4. 1996 Select Certified Mirror Parallels Fred McGriff #66
Many modern sports card fans enjoy completing the “rainbow” that can be made by collecting the different colored and patterned parallels from a product. The concept actually began in the mid-1990s with Select Certified. For the 1996 version, there are several Fred McGriff editions that collectors can try to find, with each holding a different degree of difficulty based on the print run. The base card, Artist’s Proof, and Certified Red are the easiest to locate, and will only set you back a few dollars at most. There are four other parallels beyond those which all have low print runs for this era and are more high-end in terms of price. The Certified Blue is numbered to 180 copies, Mirror Red has 90 copies, Mirror Blue has 45 copies, and the Mirror Gold comes in at a stingy print run of 30 cards. Tough cards to find, but definitely worth having one of these in your collection.

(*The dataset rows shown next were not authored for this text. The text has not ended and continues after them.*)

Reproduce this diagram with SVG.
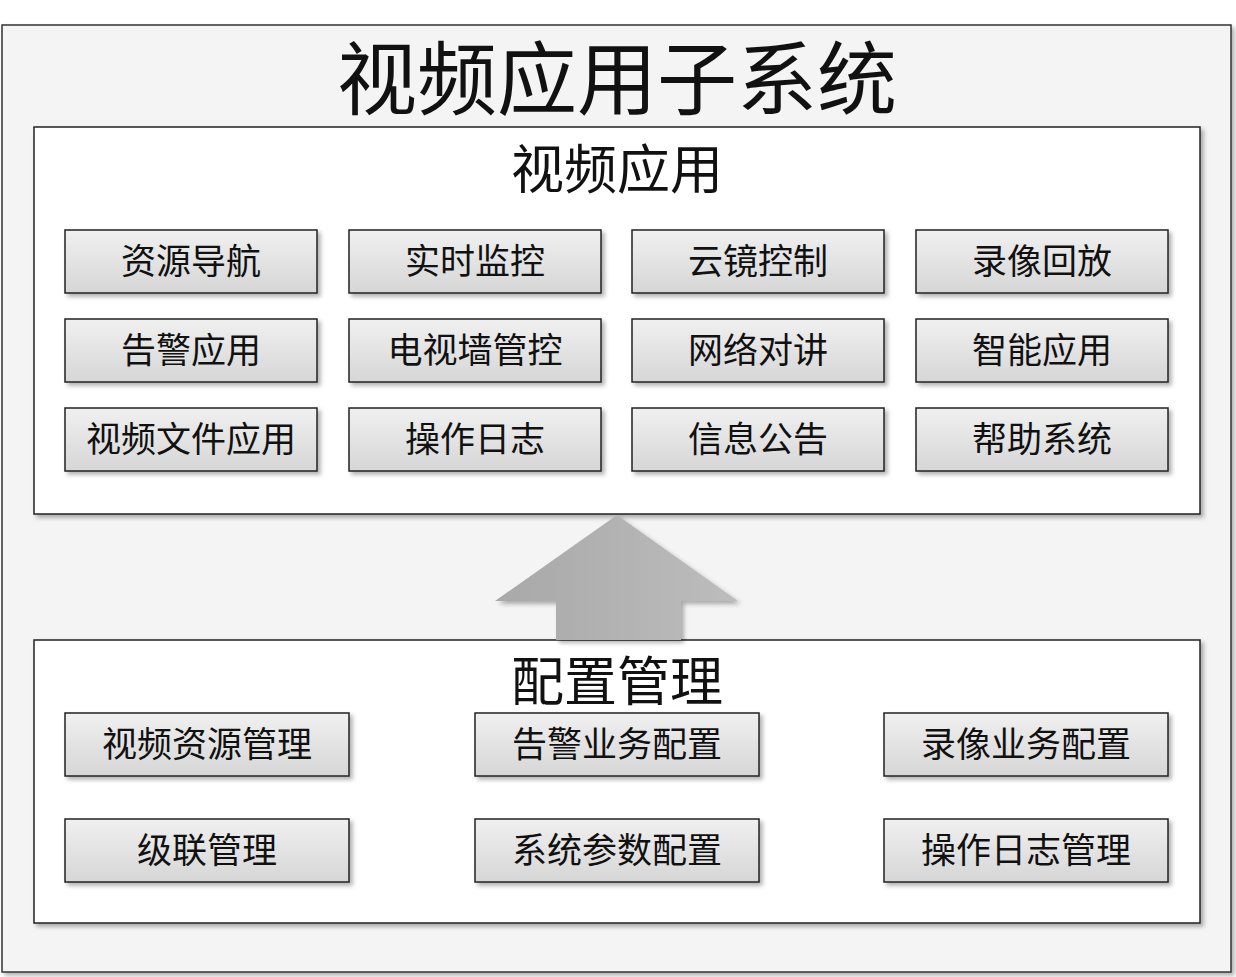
<svg xmlns="http://www.w3.org/2000/svg" width="1236" height="977" viewBox="0 0 1236 977">
<defs>
<linearGradient id="g" x1="0" y1="0" x2="0" y2="1"><stop offset="0" stop-color="#f0f0f0"/><stop offset="1" stop-color="#d6d6d6"/></linearGradient>
<linearGradient id="ag" x1="0" y1="0" x2="1" y2="0"><stop offset="0" stop-color="#a8a8a8"/><stop offset="1" stop-color="#bdbdbd"/></linearGradient>
<filter id="sh" x="-10%" y="-20%" width="130%" height="150%"><feDropShadow dx="3" dy="3" stdDeviation="2" flood-color="#000" flood-opacity="0.3"/></filter>
</defs>
<style>
.b{fill:url(#g);stroke:#222;stroke-width:1.5;filter:url(#sh)}
.t{font-family:"Noto Sans CJK SC",sans-serif;font-size:35px;text-anchor:middle;fill:#111}
.h{font-family:"Noto Sans CJK SC",sans-serif;text-anchor:middle;fill:#111}
</style>
<rect x="2" y="25" width="1229" height="947" fill="#f4f4f4" stroke="#333" stroke-width="1.5" filter="url(#sh)"/>
<text class="h" x="617" y="108" font-size="80">视频应用子系统</text>
<g id="app">
<rect x="34" y="127" width="1166" height="387" fill="#fff" stroke="#222" stroke-width="1.5" filter="url(#sh)"/>
<text class="h" x="617" y="189" font-size="53">视频应用</text>
</g>
<g id="cfg">
<rect x="34" y="640" width="1166" height="283" fill="#fff" stroke="#222" stroke-width="1.5" filter="url(#sh)"/>
<text class="h" x="617" y="701" font-size="53">配置管理</text>
</g>
<g id="n1"><rect class="b" x="65" y="230" width="252" height="63"/><text class="t" x="191" y="274">资源导航</text></g>
<g id="n2"><rect class="b" x="349" y="230" width="252" height="63"/><text class="t" x="475" y="274">实时监控</text></g>
<g id="n3"><rect class="b" x="632" y="230" width="252" height="63"/><text class="t" x="758" y="274">云镜控制</text></g>
<g id="n4"><rect class="b" x="916" y="230" width="252" height="63"/><text class="t" x="1042" y="274">录像回放</text></g>
<g id="n5"><rect class="b" x="65" y="319" width="252" height="63"/><text class="t" x="191" y="363">告警应用</text></g>
<g id="n6"><rect class="b" x="349" y="319" width="252" height="63"/><text class="t" x="475" y="363">电视墙管控</text></g>
<g id="n7"><rect class="b" x="632" y="319" width="252" height="63"/><text class="t" x="758" y="363">网络对讲</text></g>
<g id="n8"><rect class="b" x="916" y="319" width="252" height="63"/><text class="t" x="1042" y="363">智能应用</text></g>
<g id="n9"><rect class="b" x="65" y="408" width="252" height="63"/><text class="t" x="191" y="452">视频文件应用</text></g>
<g id="n10"><rect class="b" x="349" y="408" width="252" height="63"/><text class="t" x="475" y="452">操作日志</text></g>
<g id="n11"><rect class="b" x="632" y="408" width="252" height="63"/><text class="t" x="758" y="452">信息公告</text></g>
<g id="n12"><rect class="b" x="916" y="408" width="252" height="63"/><text class="t" x="1042" y="452">帮助系统</text></g>
<g id="m1"><rect class="b" x="65" y="713" width="284" height="63"/><text class="t" x="207" y="757">视频资源管理</text></g>
<g id="m2"><rect class="b" x="475" y="713" width="284" height="63"/><text class="t" x="617" y="757">告警业务配置</text></g>
<g id="m3"><rect class="b" x="884" y="713" width="284" height="63"/><text class="t" x="1026" y="757">录像业务配置</text></g>
<g id="m4"><rect class="b" x="65" y="819" width="284" height="63"/><text class="t" x="207" y="863">级联管理</text></g>
<g id="m5"><rect class="b" x="475" y="819" width="284" height="63"/><text class="t" x="617" y="863">系统参数配置</text></g>
<g id="m6"><rect class="b" x="884" y="819" width="284" height="63"/><text class="t" x="1026" y="863">操作日志管理</text></g>
<g id="connectors">
<polygon points="617,515 738,601 681,601 681,640 556,640 556,601 495,601" fill="url(#ag)" filter="url(#sh)"/>
</g>
</svg>
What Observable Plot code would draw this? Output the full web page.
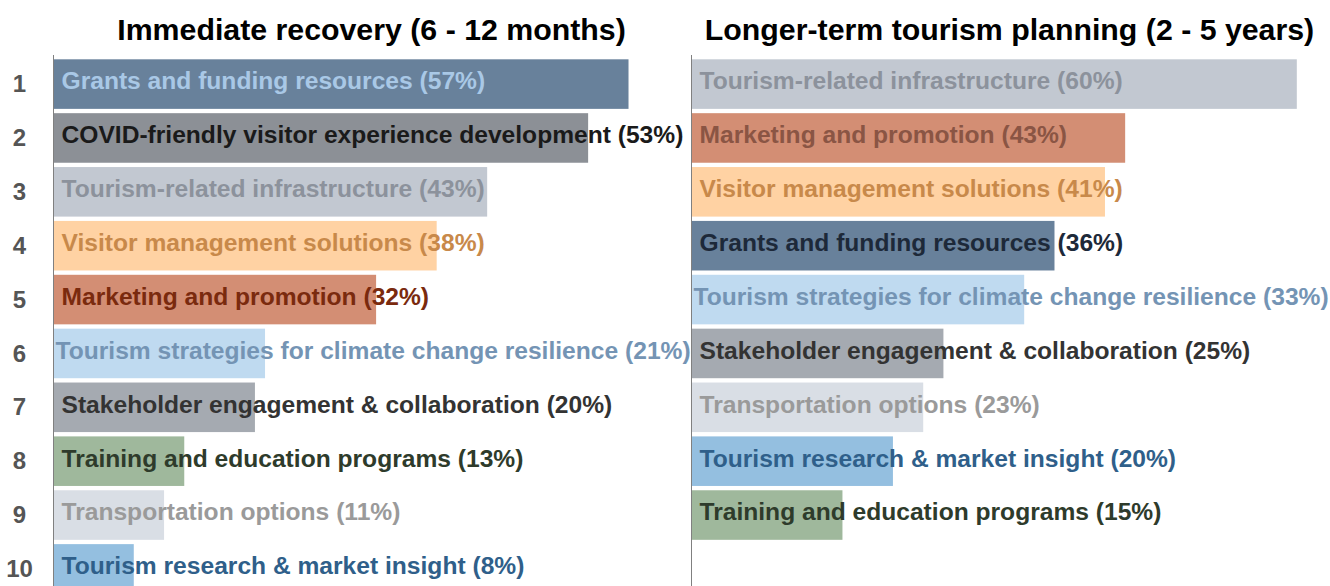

3. 1993 Topps Finest Refractor Fred McGriff #106
Fred McGriff was one of baseball’s brightest stars in 1993, so his inclusion in 1993 Finest Baseball was automatic. This Refractor parallel card appears in the All-Stars subset. These cards have the green background as opposed to the majority of the set with the silver frame. There are other players in ’93 Finest who ended up with career numbers that surpassed McGriff, but the Crime Dog’s Refractor is still one of the more popular cards in the set. It also has a lower graded population than other stars from this era, so finding a raw copy can be a bit easier.
2. 1996 Leaf Signature Autographs Fred McGriff SP
McGriff had numerous certified autographs over the years, but his 1996 Leaf Signature card stands out from the rest. The landmark set included McGriff’s autograph in the Extended Series, which was the second and final group of cards that Leaf issued. This Fred McGriff autograph was one of the few short prints in the set, meaning there are only 1,000 cards as opposed to the more standard 5,000. The short-printed numbers are noticeable when trying to track down copies of these cards. Additionally, this was his best certified autograph for a significant amount of time, so many of these cards have already found a permanent home in collections.
1. 1986 Donruss Fred McGriff RC #28
The 1986 Donruss set is regarded as one of the best baseball products from the 1980s, with the Fred McGriff Rated Rookie being one of the most attractive cards. Considered his only true rookie, this card was popular throughout his career, and has continued to be one of the most visible rookie cards from the 1980s among collectors. Raw copies are inexpensive and plentiful, but high-grade values can push into the hundreds. This iconic Rated Rookie card is also found as part of the Leaf set, which is the Canadian version of Donruss.